Saturday, March 21, 2009

still working away




Today looks like the last day of priming. We've given up on regular sweeping and have called in the help of sweeping compound for what seems like endless drywall dust and chipped bricks. I'm going to get cracking on the year + of dried-up, caked-on dust and dirt on all of the heating ducts because it's been driving me nuts since day one.

We hope to have the place habitable in two weeks or so. After priming is painting. After painting, we pour the cement and lay down some laminate flooring. Then the shower goes in, then we wrangle with the kitchen that still won't put itself together. New problem: where do we put the range hood? One of those things we just haven't thought of until now.

No one said it, but we were all thinking it: the seven-foot sheet of plywood that covers up what was once the giant hole in the hallway floor is not stable. I thought I was the only one holding my breath every time I walked over it and swearing I'd never walk over it again. But it's been in place for a couple of weeks, and the creaks and sways are not mere settling. We have to get someone on that this week too before (gulp) moving day.
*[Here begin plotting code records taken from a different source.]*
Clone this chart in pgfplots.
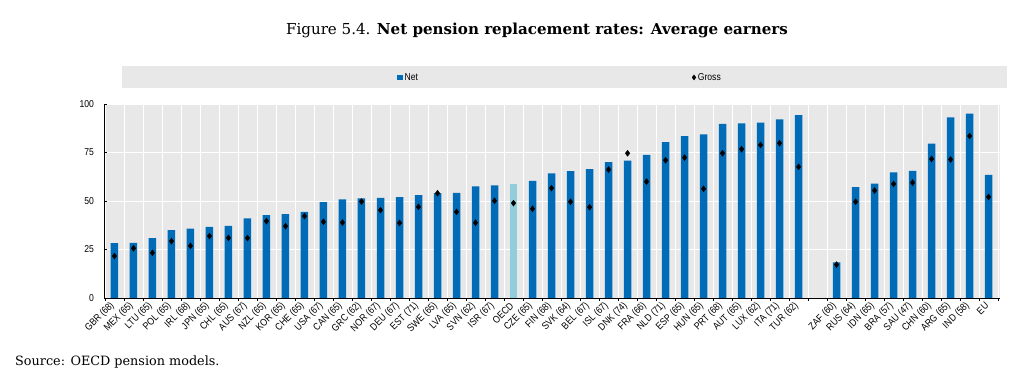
\documentclass[border=0pt]{standalone}
\usepackage{pgfplots}
\pgfplotsset{compat=1.18}
\usepackage{pgfplotstable}
\usepackage{fontspec}
\setmainfont{Liberation Sans}
\newfontfamily\narrowfont[FakeStretch=0.86]{Liberation Sans}
\newfontfamily\titlefont{DejaVu Serif}
\definecolor{oecdblue}{HTML}{006BB6}
\definecolor{oecdlight}{HTML}{92CDDC}
\definecolor{bggray}{HTML}{E8E8E8}

\pgfplotstableread{
x net
0 28.3
1 28.4
2 30.9
3 35.0
4 35.8
5 36.7
6 37.2
7 41.0
8 42.7
9 43.2
10 44.4
11 49.4
12 50.8
13 51.3
14 51.6
15 52.0
16 53.0
17 54.0
18 54.2
19 57.5
20 58.0
22 60.4
23 64.3
24 65.4
25 66.4
26 70.0
27 70.8
28 73.8
29 80.3
30 83.5
31 84.4
32 89.7
33 90.0
34 90.4
35 92.1
36 94.2
38 18.4
39 57.1
40 59.0
41 64.8
42 65.5
43 79.6
44 93.1
45 95.0
46 63.5
}\nettable

\pgfplotstableread{
x net
21 58.7
}\oecdtable

\pgfplotstableread{
x gross
0 21.6
1 25.6
2 23.3
3 29.3
4 26.9
5 31.9
6 31.0
7 30.9
8 39.6
9 37.0
10 42.2
11 39.3
12 38.9
13 49.7
14 45.3
15 38.7
16 47.0
17 54.0
18 44.4
19 38.8
20 50.1
21 48.9
22 46.0
23 56.6
24 49.6
25 46.8
26 66.2
27 74.6
28 60.0
29 71.0
30 72.4
31 56.3
32 74.6
33 76.7
34 78.9
35 79.8
36 67.6
38 17.2
39 49.6
40 55.4
41 58.8
42 59.5
43 71.7
44 71.4
45 83.5
46 52.1
}\grosstable

\begin{document}
\begin{tikzpicture}
\path[use as bounding box] (0pt,0pt) rectangle (1024pt,374pt);
\fill[bggray] (122pt,286pt) rectangle (1007pt,308pt);
\node[font=\titlefont\fontsize{15.1}{18}\selectfont] at (537pt,344pt) {Figure 5.4. \textbf{Net pension replacement rates: Average earners}};
\node[anchor=west, font=\titlefont\fontsize{12.8}{15}\selectfont, inner sep=0pt] at (15pt,12pt) {Source: OECD pension models.};
\begin{axis}[
  at={(104pt,76pt)}, anchor=south west,
  scale only axis, width=896pt, height=194pt,
  xmin=-0.55, xmax=46.6, ymin=0, ymax=100,
  axis background/.style={fill=bggray},
  axis x line*=bottom, axis y line*=left,
  axis line style={-, black, line width=0.8pt},
  ytick={0,25,50,75,100},
  ytick align=inside,
  xtick align=outside,
  ymajorgrids, grid style={white, line width=0.9pt},
  xtick={0,...,36,38,39,...,46},
  xticklabels={GBR (68),MEX (65),LTU (65),POL (65),IRL (68),JPN (65),CHL (65),AUS (67),NZL (65),KOR (65),CHE (65),USA (67),CAN (65),GRC (62),NOR (67),DEU (67),EST (71),SWE (65),LVA (65),SVN (62),ISR (67),OECD,CZE (65),FIN (68),SVK (64),BEL (67),ISL (67),DNK (74),FRA (66),NLD (71),ESP (65),HUN (65),PRT (68),AUT (65),LUX (62),ITA (71),TUR (62),ZAF (60),RUS (64),IDN (65),BRA (57),SAU (47),CHN (60),ARG (65),IND (58),EU},
  minor xtick={-0.5,0.5,...,46.5},
  xminorgrids, minor grid style={white, line width=0.9pt},
  major x tick style={draw=none},
  minor x tick style={black, line width=0.6pt},
  minor tick length=3pt,
  major tick length=3pt,
  y tick style={black, line width=0.6pt},
  xticklabel style={font=\narrowfont\fontsize{10}{11}\selectfont, rotate=45, anchor=east, xshift=0pt, yshift=-1pt},
  yticklabel style={font=\narrowfont\fontsize{10}{11}\selectfont, xshift=-6.5pt},
  /pgf/number format/assume math mode=true,
  legend columns=2,
  legend style={at={(0.3237,1.137)}, anchor=west, draw=none, fill=none,
    font=\narrowfont\fontsize{10}{11}\selectfont,
    /tikz/every even column/.append style={column sep=272pt}},
  legend cell align=left,
  clip=false,
]
\addplot[ybar, bar width=7.5pt, bar shift=0pt, fill=oecdblue, draw=none,
  legend image code/.code={\fill[oecdblue] (0pt,-2.75pt) rectangle (5.5pt,2.75pt);}]
  table[x=x,y=net]{\nettable};
\addlegendentry{Net}
\addplot[ybar, bar width=7.5pt, bar shift=0pt, fill=oecdlight, draw=none, forget plot]
  table[x=x,y=net]{\oecdtable};
\addplot[only marks, mark=diamond*, mark size=3pt, black,
  legend image code/.code={\draw[black] plot[mark=diamond*, mark size=2.5pt] coordinates {(2.5pt,0pt)};}]
  table[x=x,y=gross]{\grosstable};
\addlegendentry{Gross}
\end{axis}
\end{tikzpicture}
\end{document}
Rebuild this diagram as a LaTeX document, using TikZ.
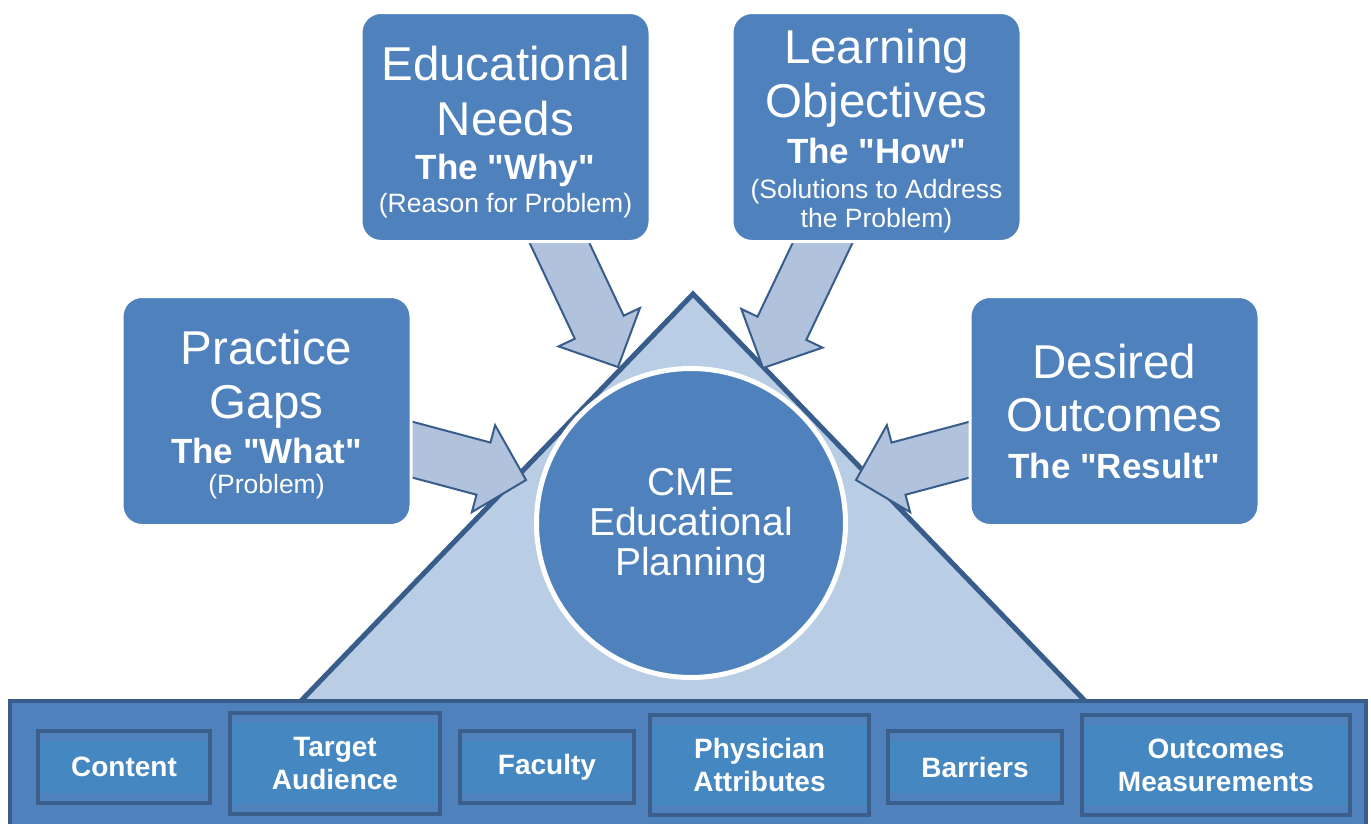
\documentclass[tikz,border=0pt]{standalone}
\usepackage{fontspec}
\setmainfont{Liberation Sans}[Ligatures=TeXOff]
\usetikzlibrary{calc}
\definecolor{mainblue}{HTML}{4F81BD}
\definecolor{darkline}{HTML}{385D8A}
\definecolor{trifill}{HTML}{B9CDE5}
\definecolor{arrfill}{HTML}{B1C2DD}
\definecolor{bandblue}{HTML}{4587C0}
\definecolor{iboxline}{HTML}{3B5E8B}
\newcommand\fBig{\fontsize{47.5}{55}\selectfont}
\newcommand\fBold{\bfseries\fontsize{35}{40}\selectfont}
\newcommand\fSmall{\fontsize{26.5}{30}\selectfont}
\newcommand\fHub{\fontsize{39}{40}\selectfont}
\newcommand\fBase{\bfseries\fontsize{28}{33}\selectfont}
\newcommand\blockarr[2]{%
  \path ($(#2)!44pt!(#1)$) coordinate (neck);
  \draw[arrshape] ($(#1)!27pt!90:(#2)$) -- ($(neck)!27pt!90:(#2)$) -- ($(neck)!45pt!90:(#2)$) -- (#2) -- ($(neck)!45pt!-90:(#2)$) -- ($(neck)!27pt!-90:(#2)$) -- ($(#1)!27pt!-90:(#2)$) -- cycle;}
\begin{document}
\begin{tikzpicture}[x=1pt,y=-1pt,
  every node/.style={text=white, inner sep=0pt},
  line/.style={anchor=base},
  topbox/.style={rounded corners=20pt, fill=mainblue, draw=white, line width=3pt},
  arrshape/.style={fill=arrfill, draw=darkline, line width=2pt, line join=miter},
  tri/.style={fill=trifill, draw=darkline, line width=5pt, line join=miter},
  hub/.style={circle, fill=mainblue, draw=white, line width=5pt, minimum size=309pt},
  basebar/.style={fill=mainblue, draw=darkline, line width=4pt},
  ibox/.style={draw=iboxline, line width=4pt, fill=mainblue, align=center, font=\fBase,
    path picture={\fill[bandblue] ($(path picture bounding box.south west)+(2,-10)$) rectangle ($(path picture bounding box.north east)+(-2,10)$);}}
]
\useasboundingbox (0,0) rectangle (1371,823);
\clip (0,0) rectangle (1371,823);

% pyramid
\draw[tri] (298,704) -- (693,294) -- (1088,704) -- cycle;

% arrow end points
\coordinate (pgT) at (380,441);   \coordinate (pgH) at (526,480);
\coordinate (enT) at (548.7,220); \coordinate (enH) at (618,367);
\coordinate (loT) at (833.5,220); \coordinate (loH) at (763,368);
\coordinate (doT) at (1002,441);  \coordinate (doH) at (856,480);
\blockarr{pgT}{pgH}
\blockarr{enT}{enH}
\blockarr{loT}{loH}
\blockarr{doT}{doH}

% top boxes
\node[topbox, minimum width=289pt, minimum height=229pt] (pg) at (266.5,411) {};
\node[topbox, minimum width=289pt, minimum height=229pt] (en) at (505.5,127) {};
\node[topbox, minimum width=289pt, minimum height=229pt] (lo) at (876.5,127) {};
\node[topbox, minimum width=289pt, minimum height=229pt] (do) at (1114.5,411) {};

\node[line] (pg1) at (266.5,364) {\fBig Practice};
\node[line] (pg2) at (266.5,418) {\fBig Gaps};
\node[line] (pg3) at (266.5,463) {\fBold The "What"};
\node[line] (pg4) at (266.5,493) {\fSmall (Problem)};

\node[line] (en1) at (505.5,80) {\fBig Educational};
\node[line] (en2) at (505.5,135) {\fBig Needs};
\node[line] (en3) at (505.5,179) {\fBold The "Why"};
\node[line] (en4) at (505.5,212) {\fSmall (Reason for Problem)};

\node[line] (lo1) at (876.5,63) {\fBig Learning};
\node[line] (lo2) at (876.5,117) {\fBig Objectives};
\node[line] (lo3) at (876.5,163) {\fBold The "How"};
\node[line] (lo4) at (876.5,198) {\fSmall (Solutions to Address};
\node[line] (lo5) at (876.5,227) {\fSmall the Problem)};

\node[line] (do1) at (1114.5,378) {\fBig Desired};
\node[line] (do2) at (1114.5,431) {\fBig Outcomes};
\node[line] (do3) at (1114.5,478) {\fBold The "Result"};

% hub
\node[hub] (cme) at (691,523) {};
\node[line] (cme1) at (691,495) {\fHub CME};
\node[line] (cme2) at (691,535) {\fHub Educational};
\node[line] (cme3) at (691,575) {\fHub Planning};

% base bar
\draw[basebar] (10,701) rectangle (1366,840);
\node[ibox, minimum width=172pt, minimum height=72pt] (content) at (124,767) {Content};
\node[ibox, minimum width=210pt, minimum height=101pt] (target) at (335,763.5) {Target\\Audience};
\node[ibox, minimum width=174pt, minimum height=72pt] (faculty) at (547,767) {Faculty};
\node[ibox, minimum width=219pt, minimum height=100pt] (phys) at (759.5,765) {Physician\\Attributes};
\node[ibox, minimum width=174pt, minimum height=72pt] (barriers) at (975,767) {Barriers};
\node[ibox, minimum width=268pt, minimum height=100pt] (outcomes) at (1216,765) {Outcomes\\Measurements};
\end{tikzpicture}
\end{document}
Good news about the basement: we think we'll be able to put in a second bathroom for Brad to save him walking the length of the entire place (and a flight of stairs) to come upstairs.

Bad news about the basement: because it's early and I'm running on six gallons of coffee and some especially greasy hash browns, I don't have the stomach to detail what it is exactly that Jeremiah found in the basement plumbing-wise. Hint: certain things are not meant to be flushed. Especially repeatedly, for years on end. Hint two: I'm no plumber, but sewage pipes are supposed to lead to sewers, right? 

And I guess our dream rooftop garden will be delayed while we seal the roof and find a way to convince one of the tenants that the roof above our bedrooms, while conveniently located, is not an appropriate place for her to let her dogs relieve themselves.  

Our spirits aren't dampened, though. It'll just make for incredible stories months from now when the joint is so amazing that no one will even believe the state in which we found it.